┏━━

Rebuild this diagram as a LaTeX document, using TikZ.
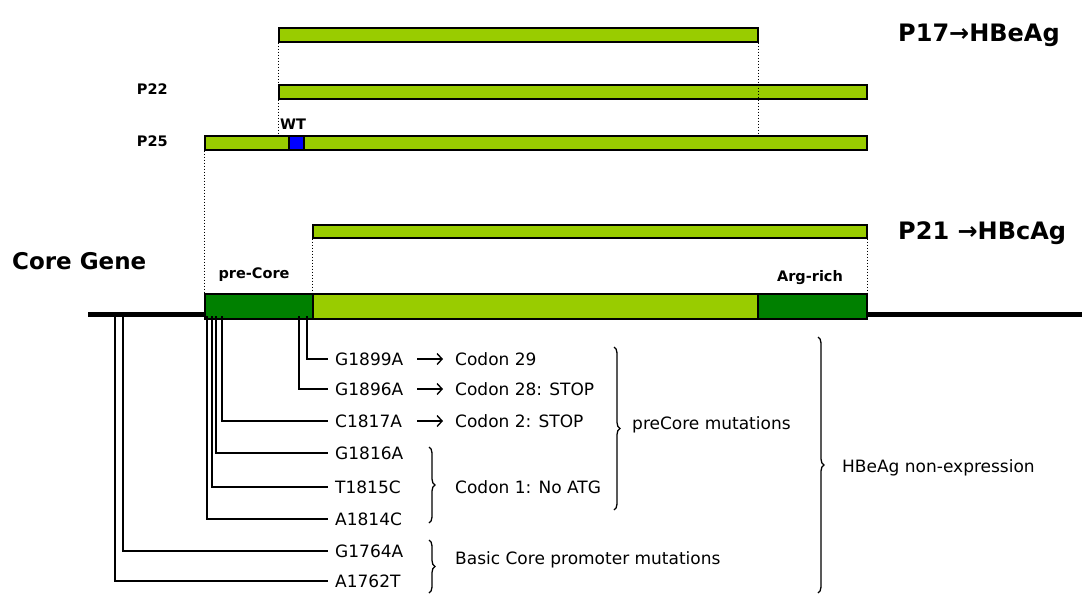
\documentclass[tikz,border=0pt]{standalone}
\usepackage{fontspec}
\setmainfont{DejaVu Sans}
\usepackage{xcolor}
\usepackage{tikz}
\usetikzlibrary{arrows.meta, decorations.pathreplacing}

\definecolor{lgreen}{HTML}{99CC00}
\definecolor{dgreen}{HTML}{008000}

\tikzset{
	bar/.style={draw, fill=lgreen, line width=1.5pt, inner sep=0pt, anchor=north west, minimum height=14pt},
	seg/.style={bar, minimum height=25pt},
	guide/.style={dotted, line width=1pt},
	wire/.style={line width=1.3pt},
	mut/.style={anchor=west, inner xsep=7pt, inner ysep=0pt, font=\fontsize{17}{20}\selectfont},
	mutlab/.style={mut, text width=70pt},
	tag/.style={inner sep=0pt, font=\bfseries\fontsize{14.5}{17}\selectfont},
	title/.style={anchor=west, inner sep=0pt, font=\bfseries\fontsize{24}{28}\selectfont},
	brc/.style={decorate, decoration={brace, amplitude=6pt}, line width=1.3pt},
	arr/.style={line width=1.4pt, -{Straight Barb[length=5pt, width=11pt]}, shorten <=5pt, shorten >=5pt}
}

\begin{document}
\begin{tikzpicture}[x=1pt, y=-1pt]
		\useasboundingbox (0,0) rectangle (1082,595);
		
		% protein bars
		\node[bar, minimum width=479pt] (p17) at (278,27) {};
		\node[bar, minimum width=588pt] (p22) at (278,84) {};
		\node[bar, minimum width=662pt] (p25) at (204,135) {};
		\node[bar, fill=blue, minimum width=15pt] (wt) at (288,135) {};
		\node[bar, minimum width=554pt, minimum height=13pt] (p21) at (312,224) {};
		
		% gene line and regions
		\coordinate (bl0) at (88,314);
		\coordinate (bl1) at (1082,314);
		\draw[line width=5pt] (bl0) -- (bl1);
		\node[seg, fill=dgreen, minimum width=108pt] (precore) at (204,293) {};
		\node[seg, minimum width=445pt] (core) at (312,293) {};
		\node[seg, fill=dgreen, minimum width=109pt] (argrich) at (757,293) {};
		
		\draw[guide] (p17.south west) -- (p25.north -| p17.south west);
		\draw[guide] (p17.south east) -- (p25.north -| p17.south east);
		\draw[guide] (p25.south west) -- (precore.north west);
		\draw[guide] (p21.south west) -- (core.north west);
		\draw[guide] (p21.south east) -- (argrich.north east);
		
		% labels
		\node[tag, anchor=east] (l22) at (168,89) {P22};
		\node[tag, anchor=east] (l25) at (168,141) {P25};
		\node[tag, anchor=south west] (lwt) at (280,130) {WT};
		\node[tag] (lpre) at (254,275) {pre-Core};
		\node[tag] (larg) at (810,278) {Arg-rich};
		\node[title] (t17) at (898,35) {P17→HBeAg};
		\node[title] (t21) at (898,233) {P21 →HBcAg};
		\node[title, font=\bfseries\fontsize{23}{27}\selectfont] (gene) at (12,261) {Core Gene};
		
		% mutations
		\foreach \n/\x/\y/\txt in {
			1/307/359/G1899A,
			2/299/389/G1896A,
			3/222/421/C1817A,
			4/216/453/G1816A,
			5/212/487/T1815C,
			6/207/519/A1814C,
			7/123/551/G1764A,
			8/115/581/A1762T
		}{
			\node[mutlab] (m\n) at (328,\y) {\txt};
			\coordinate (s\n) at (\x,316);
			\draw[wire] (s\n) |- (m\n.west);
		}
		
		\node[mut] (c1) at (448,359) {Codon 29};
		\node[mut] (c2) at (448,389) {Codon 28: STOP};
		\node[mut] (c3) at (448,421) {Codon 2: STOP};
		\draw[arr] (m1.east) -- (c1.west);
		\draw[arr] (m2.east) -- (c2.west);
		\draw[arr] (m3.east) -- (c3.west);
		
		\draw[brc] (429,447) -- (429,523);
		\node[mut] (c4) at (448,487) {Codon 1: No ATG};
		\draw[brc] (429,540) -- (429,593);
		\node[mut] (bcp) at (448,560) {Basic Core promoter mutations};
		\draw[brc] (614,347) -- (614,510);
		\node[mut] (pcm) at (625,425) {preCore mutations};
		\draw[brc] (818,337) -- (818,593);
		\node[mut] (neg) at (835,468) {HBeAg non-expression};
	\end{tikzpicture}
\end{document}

┗━━

* [CHALLENGE]
Print out the material word for word, omitting the pictures.

* [RESPONSE TO THIS TASK]
Rebuild this diagram as a LaTeX document, using TikZ.
\documentclass[tikz,border=0pt]{standalone}
\usepackage{fontspec}
\setmainfont{DejaVu Sans}
\usepackage{xcolor}
\usepackage{tikz}
\usetikzlibrary{arrows.meta, decorations.pathreplacing}

\definecolor{lgreen}{HTML}{99CC00}
\definecolor{dgreen}{HTML}{008000}

\tikzset{
	bar/.style={draw, fill=lgreen, line width=1.5pt, inner sep=0pt, anchor=north west, minimum height=14pt},
	seg/.style={bar, minimum height=25pt},
	guide/.style={dotted, line width=1pt},
	wire/.style={line width=1.3pt},
	mut/.style={anchor=west, inner xsep=7pt, inner ysep=0pt, font=\fontsize{17}{20}\selectfont},
	mutlab/.style={mut, text width=70pt},
	tag/.style={inner sep=0pt, font=\bfseries\fontsize{14.5}{17}\selectfont},
	title/.style={anchor=west, inner sep=0pt, font=\bfseries\fontsize{24}{28}\selectfont},
	brc/.style={decorate, decoration={brace, amplitude=6pt}, line width=1.3pt},
	arr/.style={line width=1.4pt, -{Straight Barb[length=5pt, width=11pt]}, shorten <=5pt, shorten >=5pt}
}

\begin{document}
\begin{tikzpicture}[x=1pt, y=-1pt]
		\useasboundingbox (0,0) rectangle (1082,595);
		
		% protein bars
		\node[bar, minimum width=479pt] (p17) at (278,27) {};
		\node[bar, minimum width=588pt] (p22) at (278,84) {};
		\node[bar, minimum width=662pt] (p25) at (204,135) {};
		\node[bar, fill=blue, minimum width=15pt] (wt) at (288,135) {};
		\node[bar, minimum width=554pt, minimum height=13pt] (p21) at (312,224) {};
		
		% gene line and regions
		\coordinate (bl0) at (88,314);
		\coordinate (bl1) at (1082,314);
		\draw[line width=5pt] (bl0) -- (bl1);
		\node[seg, fill=dgreen, minimum width=108pt] (precore) at (204,293) {};
		\node[seg, minimum width=445pt] (core) at (312,293) {};
		\node[seg, fill=dgreen, minimum width=109pt] (argrich) at (757,293) {};
		
		\draw[guide] (p17.south west) -- (p25.north -| p17.south west);
		\draw[guide] (p17.south east) -- (p25.north -| p17.south east);
		\draw[guide] (p25.south west) -- (precore.north west);
		\draw[guide] (p21.south west) -- (core.north west);
		\draw[guide] (p21.south east) -- (argrich.north east);
		
		% labels
		\node[tag, anchor=east] (l22) at (168,89) {P22};
		\node[tag, anchor=east] (l25) at (168,141) {P25};
		\node[tag, anchor=south west] (lwt) at (280,130) {WT};
		\node[tag] (lpre) at (254,275) {pre-Core};
		\node[tag] (larg) at (810,278) {Arg-rich};
		\node[title] (t17) at (898,35) {P17→HBeAg};
		\node[title] (t21) at (898,233) {P21 →HBcAg};
		\node[title, font=\bfseries\fontsize{23}{27}\selectfont] (gene) at (12,261) {Core Gene};
		
		% mutations
		\foreach \n/\x/\y/\txt in {
			1/307/359/G1899A,
			2/299/389/G1896A,
			3/222/421/C1817A,
			4/216/453/G1816A,
			5/212/487/T1815C,
			6/207/519/A1814C,
			7/123/551/G1764A,
			8/115/581/A1762T
		}{
			\node[mutlab] (m\n) at (328,\y) {\txt};
			\coordinate (s\n) at (\x,316);
			\draw[wire] (s\n) |- (m\n.west);
		}
		
		\node[mut] (c1) at (448,359) {Codon 29};
		\node[mut] (c2) at (448,389) {Codon 28: STOP};
		\node[mut] (c3) at (448,421) {Codon 2: STOP};
		\draw[arr] (m1.east) -- (c1.west);
		\draw[arr] (m2.east) -- (c2.west);
		\draw[arr] (m3.east) -- (c3.west);
		
		\draw[brc] (429,447) -- (429,523);
		\node[mut] (c4) at (448,487) {Codon 1: No ATG};
		\draw[brc] (429,540) -- (429,593);
		\node[mut] (bcp) at (448,560) {Basic Core promoter mutations};
		\draw[brc] (614,347) -- (614,510);
		\node[mut] (pcm) at (625,425) {preCore mutations};
		\draw[brc] (818,337) -- (818,593);
		\node[mut] (neg) at (835,468) {HBeAg non-expression};
	\end{tikzpicture}
\end{document}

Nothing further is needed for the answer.